— Start of Data excerpt —
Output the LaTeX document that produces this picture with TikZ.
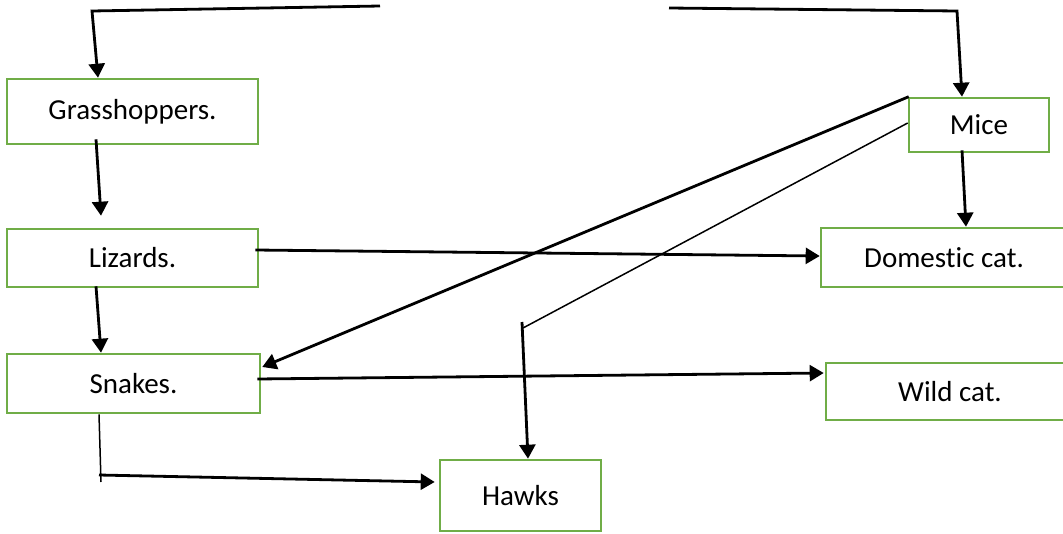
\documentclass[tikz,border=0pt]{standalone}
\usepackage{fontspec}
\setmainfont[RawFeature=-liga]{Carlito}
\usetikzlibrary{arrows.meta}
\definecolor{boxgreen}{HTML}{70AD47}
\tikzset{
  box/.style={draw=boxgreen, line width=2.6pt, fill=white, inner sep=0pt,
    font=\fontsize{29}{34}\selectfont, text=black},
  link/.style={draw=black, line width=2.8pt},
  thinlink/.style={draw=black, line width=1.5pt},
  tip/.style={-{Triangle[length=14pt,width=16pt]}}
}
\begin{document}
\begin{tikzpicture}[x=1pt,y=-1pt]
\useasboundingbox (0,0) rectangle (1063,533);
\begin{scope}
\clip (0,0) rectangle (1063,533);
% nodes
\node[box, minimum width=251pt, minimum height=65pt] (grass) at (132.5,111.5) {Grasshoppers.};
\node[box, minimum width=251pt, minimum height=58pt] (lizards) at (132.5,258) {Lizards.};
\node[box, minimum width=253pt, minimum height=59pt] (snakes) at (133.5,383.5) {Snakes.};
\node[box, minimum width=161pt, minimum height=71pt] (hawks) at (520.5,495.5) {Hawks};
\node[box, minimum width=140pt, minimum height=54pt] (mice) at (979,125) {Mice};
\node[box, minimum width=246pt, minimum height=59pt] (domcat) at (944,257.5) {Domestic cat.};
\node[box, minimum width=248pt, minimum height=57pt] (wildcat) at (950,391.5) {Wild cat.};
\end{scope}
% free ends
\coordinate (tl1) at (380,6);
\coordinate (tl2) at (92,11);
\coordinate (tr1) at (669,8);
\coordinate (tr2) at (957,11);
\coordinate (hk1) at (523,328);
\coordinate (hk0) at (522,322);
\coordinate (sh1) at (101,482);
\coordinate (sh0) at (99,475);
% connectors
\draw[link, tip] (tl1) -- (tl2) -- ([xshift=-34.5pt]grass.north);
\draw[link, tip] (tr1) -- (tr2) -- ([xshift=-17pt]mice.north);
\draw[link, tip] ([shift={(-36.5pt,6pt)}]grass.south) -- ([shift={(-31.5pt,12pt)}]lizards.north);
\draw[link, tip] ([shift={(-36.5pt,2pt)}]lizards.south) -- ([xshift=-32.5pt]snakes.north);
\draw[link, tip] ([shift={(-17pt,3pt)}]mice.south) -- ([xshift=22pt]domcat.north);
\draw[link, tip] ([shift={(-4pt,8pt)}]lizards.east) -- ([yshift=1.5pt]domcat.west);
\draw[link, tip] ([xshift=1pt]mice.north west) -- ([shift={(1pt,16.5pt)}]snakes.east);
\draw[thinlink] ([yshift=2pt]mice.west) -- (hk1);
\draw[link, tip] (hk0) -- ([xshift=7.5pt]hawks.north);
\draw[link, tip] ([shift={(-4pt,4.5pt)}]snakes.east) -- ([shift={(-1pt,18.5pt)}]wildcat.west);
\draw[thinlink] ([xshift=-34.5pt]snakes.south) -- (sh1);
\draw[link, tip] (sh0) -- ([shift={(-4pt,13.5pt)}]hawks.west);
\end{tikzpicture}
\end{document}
— End of Data excerpt —
*Exercise*:
Extract the full listing above verbatim; pictures are to be left out of the copy.

*Final result*:
Output the LaTeX document that produces this picture with TikZ.
\documentclass[tikz,border=0pt]{standalone}
\usepackage{fontspec}
\setmainfont[RawFeature=-liga]{Carlito}
\usetikzlibrary{arrows.meta}
\definecolor{boxgreen}{HTML}{70AD47}
\tikzset{
  box/.style={draw=boxgreen, line width=2.6pt, fill=white, inner sep=0pt,
    font=\fontsize{29}{34}\selectfont, text=black},
  link/.style={draw=black, line width=2.8pt},
  thinlink/.style={draw=black, line width=1.5pt},
  tip/.style={-{Triangle[length=14pt,width=16pt]}}
}
\begin{document}
\begin{tikzpicture}[x=1pt,y=-1pt]
\useasboundingbox (0,0) rectangle (1063,533);
\begin{scope}
\clip (0,0) rectangle (1063,533);
% nodes
\node[box, minimum width=251pt, minimum height=65pt] (grass) at (132.5,111.5) {Grasshoppers.};
\node[box, minimum width=251pt, minimum height=58pt] (lizards) at (132.5,258) {Lizards.};
\node[box, minimum width=253pt, minimum height=59pt] (snakes) at (133.5,383.5) {Snakes.};
\node[box, minimum width=161pt, minimum height=71pt] (hawks) at (520.5,495.5) {Hawks};
\node[box, minimum width=140pt, minimum height=54pt] (mice) at (979,125) {Mice};
\node[box, minimum width=246pt, minimum height=59pt] (domcat) at (944,257.5) {Domestic cat.};
\node[box, minimum width=248pt, minimum height=57pt] (wildcat) at (950,391.5) {Wild cat.};
\end{scope}
% free ends
\coordinate (tl1) at (380,6);
\coordinate (tl2) at (92,11);
\coordinate (tr1) at (669,8);
\coordinate (tr2) at (957,11);
\coordinate (hk1) at (523,328);
\coordinate (hk0) at (522,322);
\coordinate (sh1) at (101,482);
\coordinate (sh0) at (99,475);
% connectors
\draw[link, tip] (tl1) -- (tl2) -- ([xshift=-34.5pt]grass.north);
\draw[link, tip] (tr1) -- (tr2) -- ([xshift=-17pt]mice.north);
\draw[link, tip] ([shift={(-36.5pt,6pt)}]grass.south) -- ([shift={(-31.5pt,12pt)}]lizards.north);
\draw[link, tip] ([shift={(-36.5pt,2pt)}]lizards.south) -- ([xshift=-32.5pt]snakes.north);
\draw[link, tip] ([shift={(-17pt,3pt)}]mice.south) -- ([xshift=22pt]domcat.north);
\draw[link, tip] ([shift={(-4pt,8pt)}]lizards.east) -- ([yshift=1.5pt]domcat.west);
\draw[link, tip] ([xshift=1pt]mice.north west) -- ([shift={(1pt,16.5pt)}]snakes.east);
\draw[thinlink] ([yshift=2pt]mice.west) -- (hk1);
\draw[link, tip] (hk0) -- ([xshift=7.5pt]hawks.north);
\draw[link, tip] ([shift={(-4pt,4.5pt)}]snakes.east) -- ([shift={(-1pt,18.5pt)}]wildcat.west);
\draw[thinlink] ([xshift=-34.5pt]snakes.south) -- (sh1);
\draw[link, tip] (sh0) -- ([shift={(-4pt,13.5pt)}]hawks.west);
\end{tikzpicture}
\end{document}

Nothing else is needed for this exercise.